She is going to rant no matter what so do the right thing and at least you won't make your financial situation worse. Say "No" and let her get mad. The more you give in to emotional blackmail the worse it will get, it's like giving into a toddler tantrum. They get what they want from the tantrum so next time you say No there is an immediate tantrum. She is behaving just like a toddler with no consideration for the consequences to her immediate want.

You could also tell her that this relationship needs to be either equal or nothing. If she doesn't want to treat you, and the marriage, with respect then you both need to move on. By the time I got to that point I was so emotionally out of the relationship that there was no desire to even try and fix it.


----------



## Marc878 (Aug 26, 2015)

MarriedMan09 said:


> I hear you guys. I do. Its just hard when it someone you love. I think us guys are raised from a young age to be white knights. We strive to provide and care for our families. Its tough when our spouses are not satisfied by our work and care. A lot of times, these thing don't become apparent until after you are married. Its really sad, its almost like you are rolling the dice. You just never know the person you girlfriend will become after you have married her.
> 
> In my case I really do want to make her happy, but am now totally clueless on how to do it. I know I probably have only made things harder on myself.


Your life is what you make it. You are raising a spoiled child. Grow a backbone. If you don't change/fix yourself your life will stay the same.

It's past time for you to pull up your big guy panties.

No ones gonna do it for you.

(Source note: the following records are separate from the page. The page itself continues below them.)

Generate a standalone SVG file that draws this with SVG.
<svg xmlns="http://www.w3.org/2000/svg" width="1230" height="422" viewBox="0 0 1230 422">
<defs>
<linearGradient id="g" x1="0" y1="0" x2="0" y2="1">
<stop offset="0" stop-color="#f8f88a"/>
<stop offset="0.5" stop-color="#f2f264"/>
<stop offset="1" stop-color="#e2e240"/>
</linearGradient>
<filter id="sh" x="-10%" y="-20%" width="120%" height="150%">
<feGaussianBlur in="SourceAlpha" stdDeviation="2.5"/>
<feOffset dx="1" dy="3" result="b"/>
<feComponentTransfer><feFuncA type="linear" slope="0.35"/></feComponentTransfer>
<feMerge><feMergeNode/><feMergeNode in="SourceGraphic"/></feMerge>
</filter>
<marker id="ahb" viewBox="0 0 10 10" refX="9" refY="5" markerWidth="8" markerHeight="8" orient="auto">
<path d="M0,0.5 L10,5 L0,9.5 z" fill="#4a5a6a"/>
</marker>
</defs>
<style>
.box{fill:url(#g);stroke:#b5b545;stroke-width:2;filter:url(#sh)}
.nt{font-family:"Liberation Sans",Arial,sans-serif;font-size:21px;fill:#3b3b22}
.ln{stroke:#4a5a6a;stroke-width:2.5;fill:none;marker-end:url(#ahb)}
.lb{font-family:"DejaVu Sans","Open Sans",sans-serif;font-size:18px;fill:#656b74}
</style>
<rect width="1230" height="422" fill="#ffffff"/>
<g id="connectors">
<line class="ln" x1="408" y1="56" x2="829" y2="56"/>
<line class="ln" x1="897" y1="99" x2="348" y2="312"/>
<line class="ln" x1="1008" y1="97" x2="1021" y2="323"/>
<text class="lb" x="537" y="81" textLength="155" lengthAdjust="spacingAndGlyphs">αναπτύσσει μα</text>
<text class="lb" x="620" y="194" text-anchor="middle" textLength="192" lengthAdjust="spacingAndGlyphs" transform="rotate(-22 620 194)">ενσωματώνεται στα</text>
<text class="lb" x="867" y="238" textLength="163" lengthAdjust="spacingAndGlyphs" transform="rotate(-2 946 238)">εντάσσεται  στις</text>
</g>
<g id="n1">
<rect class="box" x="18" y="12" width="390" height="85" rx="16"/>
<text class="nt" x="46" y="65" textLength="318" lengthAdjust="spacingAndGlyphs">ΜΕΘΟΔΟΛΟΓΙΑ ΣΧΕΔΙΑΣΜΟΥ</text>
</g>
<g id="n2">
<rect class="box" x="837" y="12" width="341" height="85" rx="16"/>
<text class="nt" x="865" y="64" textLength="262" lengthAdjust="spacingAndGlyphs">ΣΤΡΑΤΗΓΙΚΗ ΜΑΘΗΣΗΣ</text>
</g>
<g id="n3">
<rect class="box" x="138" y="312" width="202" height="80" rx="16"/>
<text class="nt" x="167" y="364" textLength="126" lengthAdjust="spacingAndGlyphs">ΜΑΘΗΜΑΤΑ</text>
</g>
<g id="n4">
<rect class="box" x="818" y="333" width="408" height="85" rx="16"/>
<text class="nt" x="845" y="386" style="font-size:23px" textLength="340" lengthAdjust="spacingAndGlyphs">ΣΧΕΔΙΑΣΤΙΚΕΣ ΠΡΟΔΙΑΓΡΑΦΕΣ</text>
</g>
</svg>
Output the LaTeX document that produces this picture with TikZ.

The Calvary isn't coming pal. This is all up to you.


----------



## EVG39 (Jun 4, 2015)

MarriedMan09 said:


> I hear you guys. I do. Its just hard when it someone you love. *I think us guys are raised from a young age to be white knights*.
> 
> Yep, but as you can see by the responses on this page a whole bunch of us succeeded in getting above our raisings.
> 
> Now do you just want to vent or do you want to change?


----------



## oneMOreguy (Aug 22, 2012)

You say you love her and just want to make her happy. Wake up and face reality......one person cannot make another happy. Each person has control over their own emotions. What are you doing to make yourself happy? Do you enjoy giving in to a spoiled wife who does not appreciate you? And you have trained her to be like this.


----------



## Yeswecan (Jul 25, 2014)

> I need to get rid of you because I "cant live like this anymore..."


Fixed it for ya! :wink2:

Don't be a door mat. Say NO. Stand by it.


----------



## oneMOreguy (Aug 22, 2012)

EVG39 said:


> MarriedMan09 said:
> 
> 
> > I hear you guys. I do. Its just hard when it someone you love. *I think us guys are raised from a young age to be white knights*.
> ...


----------



## EnjoliWoman (Jul 2, 2012)

She is a bully wearing rose-colored glasses. The minute things don't go her way she has a tantrum. It could be a personality disorder or she could just be a b**** or this could be learned behavior from her parents. She's most certainly very immature. 

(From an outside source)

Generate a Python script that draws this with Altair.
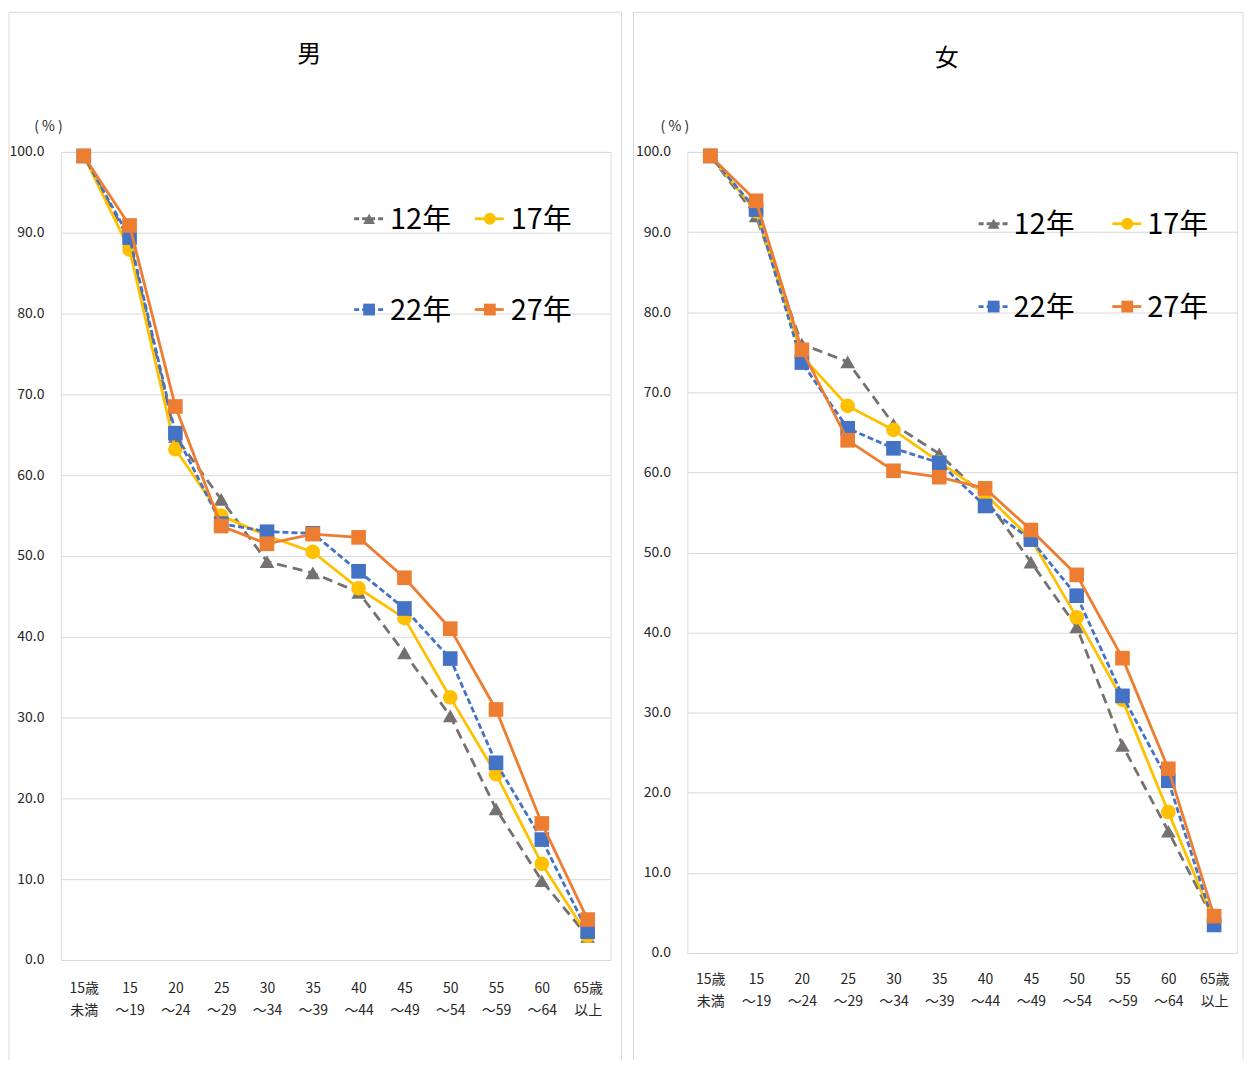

Don't be walked on. Ignore her tirades. Tell her you will speak with her about [topic] when she is calm and reasonable. Then calmly pick up your children and go. I suggest you get into counseling. Perhaps you can suggest to your wife you both attend if this is a situation you really want to resolve.

I did this for 15 years. Don't be the one who wishes they'd taken some steps sooner. Any step - to heal the relationship or to go.


----------



## SunCMars (Feb 29, 2016)

WonkyNinja said:


> I put up with this sort of stuff for way too long, always thinking that if we can get over the next particular issue then she would be happy again. I never happened, there was always another issue then another then another.
> 
> She is going to rant no matter what so do the right thing and at least you won't make your financial situation worse. Say "No" and let her get mad. The more you give in to emotional blackmail the worse it will get, it's like giving into a toddler tantrum. They get what they want from the tantrum so next time you say No there is an immediate tantrum. She is behaving just like a toddler with no consideration for the consequences to her immediate want.
> 
> You could also tell her that this relationship needs to be either equal or nothing. If she doesn't want to treat you, and the marriage, with respect then you both need to move on. By the time I got to that point I was so emotionally out of the relationship that there was no desire to even try and fix it.

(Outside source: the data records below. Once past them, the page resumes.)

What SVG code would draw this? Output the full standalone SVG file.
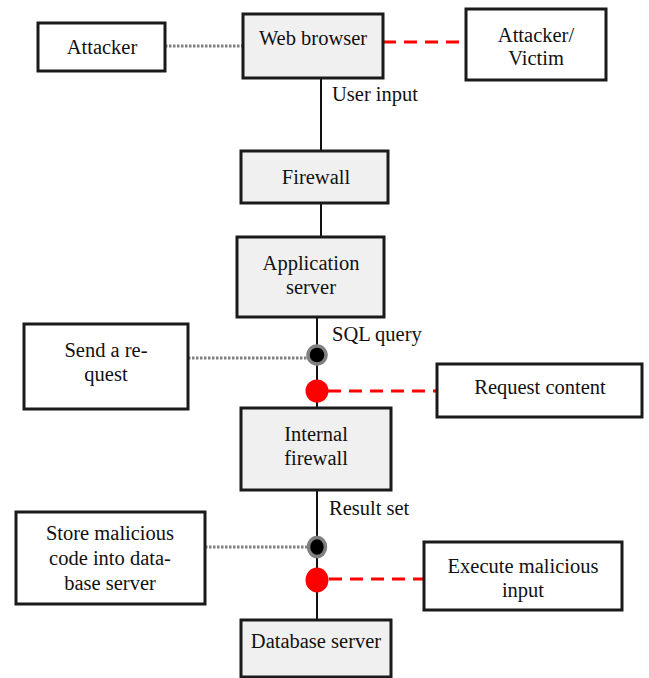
<svg xmlns="http://www.w3.org/2000/svg" width="649" height="678" viewBox="0 0 649 678">
<style>
  .box { fill: #ffffff; stroke: #1a1a1a; stroke-width: 3; }
  .main { fill: #f0f0f0; stroke: #1a1a1a; stroke-width: 3; }
  text { font-family: 'Liberation Serif', 'Times New Roman', Tinos, 'DejaVu Serif', serif; font-size: 20.5px; fill: #111; }
  .t { text-anchor: middle; }
  .wire { stroke: #111; stroke-width: 2; fill: none; }
  .dot { stroke: #808080; stroke-width: 3; stroke-dasharray: 2.5 1.5; fill: none; }
  .dash { stroke: #ff0000; stroke-width: 3; stroke-dasharray: 13 8; fill: none; }
</style>
<rect width="649" height="678" fill="#ffffff"/>
<g id="connectors">
  <line class="wire" x1="321" y1="78" x2="321" y2="151"/>
  <line class="wire" x1="321" y1="203" x2="321" y2="237"/>
  <line class="wire" x1="317" y1="317" x2="317" y2="408"/>
  <line class="wire" x1="317" y1="490" x2="317" y2="620"/>
  <line class="dot" x1="165" y1="46" x2="243" y2="46"/>
  <line class="dash" x1="383" y1="42" x2="466" y2="42"/>
  <line class="dot" x1="188" y1="358" x2="308" y2="358"/>
  <line class="dash" x1="328" y1="391" x2="437" y2="391"/>
  <line class="dot" x1="205" y1="547" x2="307" y2="547"/>
  <line class="dash" x1="329" y1="579" x2="424" y2="579"/>
  <text x="332" y="101">User input</text>
  <text x="332" y="341">SQL query</text>
  <text x="329" y="515">Result set</text>
  <circle cx="317" cy="355" r="9" fill="#000" stroke="#808080" stroke-width="3.5"/>
  <circle cx="317" cy="391" r="11.5" fill="#ff0000"/>
  <ellipse cx="317" cy="547" rx="8.5" ry="9.5" fill="#000" stroke="#808080" stroke-width="3.5"/>
  <ellipse cx="317" cy="580" rx="11.5" ry="12.5" fill="#ff0000"/>
</g>
<g id="attacker">
  <rect class="box" x="38" y="23" width="127" height="48"/>
  <text class="t" x="102" y="54">Attacker</text>
</g>
<g id="web-browser">
  <rect class="main" x="243" y="14" width="140" height="64"/>
  <text class="t" x="313" y="45">Web browser</text>
</g>
<g id="attacker-victim">
  <rect class="box" x="466" y="9" width="140" height="71"/>
  <text class="t" x="536" y="42">Attacker/</text>
  <text class="t" x="536" y="65">Victim</text>
</g>
<g id="firewall">
  <rect class="main" x="241" y="151" width="147" height="52"/>
  <text class="t" x="316" y="184">Firewall</text>
</g>
<g id="application-server">
  <rect class="main" x="237" y="237" width="147" height="80"/>
  <text class="t" x="311" y="270">Application</text>
  <text class="t" x="311" y="294">server</text>
</g>
<g id="send-request">
  <rect class="box" x="24" y="324" width="164" height="85"/>
  <text class="t" x="106" y="357">Send a re-</text>
  <text class="t" x="106" y="381">quest</text>
</g>
<g id="request-content">
  <rect class="box" x="437" y="364" width="205" height="53"/>
  <text class="t" x="540" y="394">Request content</text>
</g>
<g id="internal-firewall">
  <rect class="main" x="241" y="408" width="150" height="82"/>
  <text class="t" x="316" y="441">Internal</text>
  <text class="t" x="316" y="465">firewall</text>
</g>
<g id="store-malicious">
  <rect class="box" x="16" y="512" width="189" height="92"/>
  <text class="t" x="110" y="540">Store malicious</text>
  <text class="t" x="110" y="565">code into data-</text>
  <text class="t" x="110" y="590">base server</text>
</g>
<g id="execute-malicious">
  <rect class="box" x="424" y="542" width="198" height="68"/>
  <text class="t" x="523" y="573">Execute malicious</text>
  <text class="t" x="523" y="597">input</text>
</g>
<g id="database-server">
  <rect class="main" x="241" y="620" width="150" height="57"/>
  <text class="t" x="316" y="648">Database server</text>
</g>
</svg>
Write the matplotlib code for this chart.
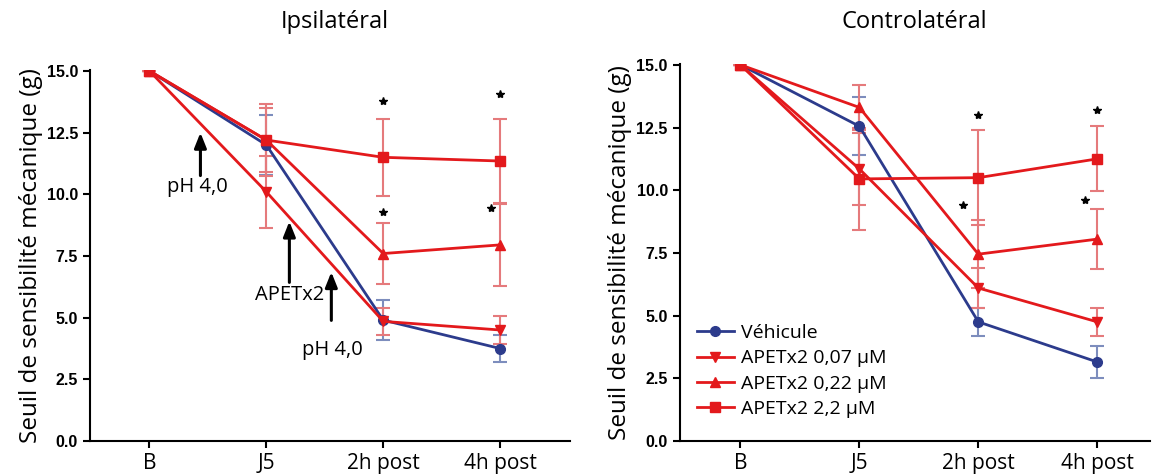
import matplotlib
matplotlib.use("Agg")
import matplotlib.pyplot as plt

times = ["B", "J5", "2h post", "4h post"]
labels = ["Véhicule", "APETx2 0,07 µM", "APETx2 0,22 µM", "APETx2 2,2 µM"]

# Ipsilatéral
ipsi_vehicule = [15, 12.0, 4.9, 3.75]
ipsi_007 = [15, 10.1, 4.85, 4.5]
ipsi_022 = [15, 12.2, 7.6, 7.95]
ipsi_22 = [15, 12.2, 11.5, 11.35]
ipsi_err_vehicule = [0, 1.2, 0.8, 0.55]
ipsi_err_007 = [0, 1.45, 0.55, 0.55]
ipsi_err_022 = [0, 1.45, 1.25, 1.65]
ipsi_err_22 = [0, 1.3, 1.55, 1.7]

# Controlatéral
contra_vehicule = [15, 12.55, 4.75, 3.15]
contra_007 = [15, 10.85, 6.1, 4.75]
contra_022 = [15, 13.3, 7.45, 8.05]
contra_22 = [15, 10.45, 10.5, 11.25]
contra_err_vehicule = [0, 1.15, 0.55, 0.65]
contra_err_007 = [0, 1.45, 0.8, 0.55]
contra_err_022 = [0, 0.9, 1.35, 1.2]
contra_err_22 = [0, 2.05, 1.9, 1.3]

# significance stars (x index, y)
ipsi_stars_x = [2, 2, 3, 2.92]
ipsi_stars_y = [13.8, 9.3, 14.05, 9.45]
contra_stars_x = [2, 1.87, 3, 2.9]
contra_stars_y = [13.0, 9.4, 13.2, 9.6]

RED = "#e3191c"
BLUE = "#2c3b8c"
RED_ERR = "#e57a7c"
BLUE_ERR = "#7d8dbd"

fig = plt.figure(figsize=(11.52, 4.76), dpi=100)
ax1 = fig.add_axes([0.078, 0.0735, 0.417, 0.780])
ax2 = fig.add_axes([0.590, 0.0735, 0.408, 0.793])


def panel(ax, series, errs, sx, sy, xmax):
    x = list(range(len(times)))
    styles = [("o", BLUE, BLUE_ERR), ("v", RED, RED_ERR), ("^", RED, RED_ERR), ("s", RED, RED_ERR)]
    handles = []
    for (m, c, ec), y, e in zip(styles, series, errs):
        cont = ax.errorbar(x, y, yerr=e, color=c, ecolor=ec, elinewidth=1.5, capsize=5,
                           capthick=1.5, marker=m, markersize=7, lw=2)
        handles.append(cont[0])
    ax.plot(sx, sy, ls="none", marker="*", color="black", markersize=6)
    ax.set_xlim(-0.51, xmax)
    ax.set_ylim(0, 15.05)
    ax.set_yticks([0, 2.5, 5, 7.5, 10, 12.5, 15])
    ax.set_yticklabels(["0.0", "2.5", "5.0", "7.5", "10.0", "12.5", "15.0"],
                       family="Liberation Sans", fontweight="bold", fontsize=11.5)
    ax.set_xticks(x)
    ax.set_xticklabels(times, family="Open Sans", fontsize=15)
    ax.spines["top"].set_visible(False)
    ax.spines["right"].set_visible(False)
    for s in ["left", "bottom"]:
        ax.spines[s].set_linewidth(1.5)
    ax.tick_params(width=1.5, length=5, direction="out")
    ax.set_ylabel("Seuil de sensibilité mécanique (g)", family="Open Sans", fontsize=17.5, labelpad=3)
    return handles


panel(ax1, [ipsi_vehicule, ipsi_007, ipsi_022, ipsi_22],
      [ipsi_err_vehicule, ipsi_err_007, ipsi_err_022, ipsi_err_22],
      ipsi_stars_x, ipsi_stars_y, 3.6)
h = panel(ax2, [contra_vehicule, contra_007, contra_022, contra_22],
          [contra_err_vehicule, contra_err_007, contra_err_022, contra_err_22],
          contra_stars_x, contra_stars_y, 3.44)

fig.text(0.291, 0.954, "Ipsilatéral", ha="center", va="center", family="Open Sans", fontsize=17)
fig.text(0.794, 0.954, "Controlatéral", ha="center", va="center", family="Open Sans", fontsize=17)

# annotation arrows (left panel)
arrows = [(0.436, 10.76, 12.5, "pH 4,0", 0.41, 10.3),
          (1.197, 6.43, 8.9, "APETx2", 1.197, 5.9),
          (1.556, 4.89, 6.85, "pH 4,0", 1.565, 3.7)]
for ax_x, y0, y1, txt, tx, ty in arrows:
    ax1.annotate("", xy=(ax_x, y1), xytext=(ax_x, y0),
                 arrowprops=dict(arrowstyle="-|>,head_width=0.2,head_length=0.5",
                                 color="black", lw=2.2, mutation_scale=18,
                                 shrinkA=0, shrinkB=0))
    ax1.text(tx, ty, txt, ha="center", va="center", family="Open Sans", fontsize=14.5)

ax2.legend(h, labels, loc="lower left", bbox_to_anchor=(0.02, 0.04), frameon=False,
           prop={"family": "Open Sans", "size": 14}, handlelength=1.9,
           handletextpad=0.35, labelspacing=0.38, borderaxespad=0)

fig.savefig("out.png", dpi=100)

This is the Human Condition....repeat this until you black out. If you expect people to act rationally you will be continually disappointed [not my quote]. Find another women...date her for a couple of years, the truth will float to the top. Scoop it up, sniff it, taste it, have an disinterested party look it over. If all looks good, slip a gold ring around it....shhht... and say a few Hail Mary(s).


----------



## anchorwatch (Mar 5, 2012)

@MarriedMan09, Good for you, you work hard and provide for your family. Why don't you have the marriage you want? Maybe it's not all her, but it's you impeding your happiness? 

Your problem is you don't see that you're not doing right by you family. You've got it wrong. Yes, a man provides and protects for his family, he leads them to. Leaders don't allow themselves to be bullied. You do well at providing and protecting. You haven't done well at being a leader. You don't have an established boundary when her 'wants' become detrimental to you or the family. 

You've been here a long time and haven't solved this. You still want to be a people pleaser. You haven't learned that puts you in a position where others take advantage of your need to please and use that to put their needs and wants over yours. You know you allow this. You only need to come to the conclusion that you are responsible for getting the marriage you want. She's not going to magically change it for you. 

Just a question, In all your time here, have you read or enacted any of the suggestions or resources? 

No More Mr. Nice Guy

Boundaries in Marriage

Hold on to Your NUTs


Best


----------



## 2ntnuf (Jul 14, 2012)

Once you take charge of your happiness and let her take charge of her's, she will rebel. At some point, she will have to decide what she wants to do about her unhappiness. Her choices will tell you what you need to do next. Your choices will either trap or free you both.


----------



## Blondilocks (Jul 4, 2013)

You have two threads going - one from 2 years ago. Her BS stops when you say it does. Drag her to a marriage counselor and let the counselor explain to her that she is, in essence, a banshee on steroids. Do you really want your kids to copy that crap?

You might regard yourself as a white knight; but, I guarantee you that she regards you as a paycheck. Get a vasectomy before she thinks another child will fix her.


----------